Successful completion of BA3 Focus “Occupied Asia I”
The remarkably varied experiences and legacies of Japan’s military occupations in Asia reflected the diversity and complexity of the Second World War period and of modern Asia itself. This course explores the social, political, and cultural dynamics of Japan’s occupations of its Asian neighbors during the period of the Asia-Pacific War (1931-1945) from a transnational and comparative perspective. Attention will be devoted to cases, comparisons and legacies of experiences in Northeast and Southeast Asia and their place within a broader modern global context, including a special focus on dr. Mark’s personal research specialization, the Japanese occupation of Indonesia.

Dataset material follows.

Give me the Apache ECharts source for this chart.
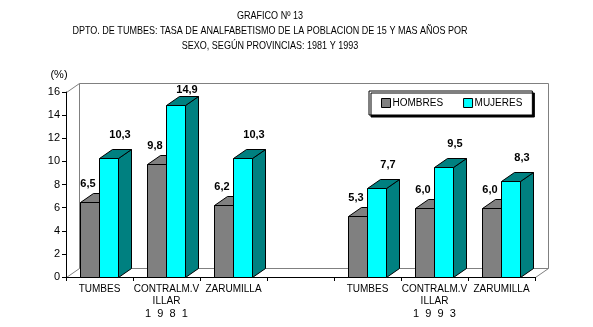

In this second part of this two-semester BA3 focus course, students will primarily read Japanese texts related to the topics covered in the first semester and/or to student’s thesis research topics. Attendance of the first semester of this course is required in order to complete the second part of the course. In addition to learning how to read and analyze Japanese materials and texts, students will also receive instruction and guidance on the preparation of the BA thesis in form of workshops focused on proposal and thesis writing, as well as the presentation of on-going research.
Mode of instruction
- Participation element (attendance, participation in writing/research workshops, leading of a text session): 30%
- Translation element (translation exercises, quizzes, text/vocabulary list preparation): 30%
- Review element (literature review): 40%
Blackboard plays an essential part in this course. All important information about the course, including the syllabus, course requirements, and other information, except for the course readings, will be available on the course website. As part of class participation, students will also be required to make postings on the Blackboard website. Internet access is therefore essential in order to complete this course.
To be announced.
Enrollment through uSis is mandatory.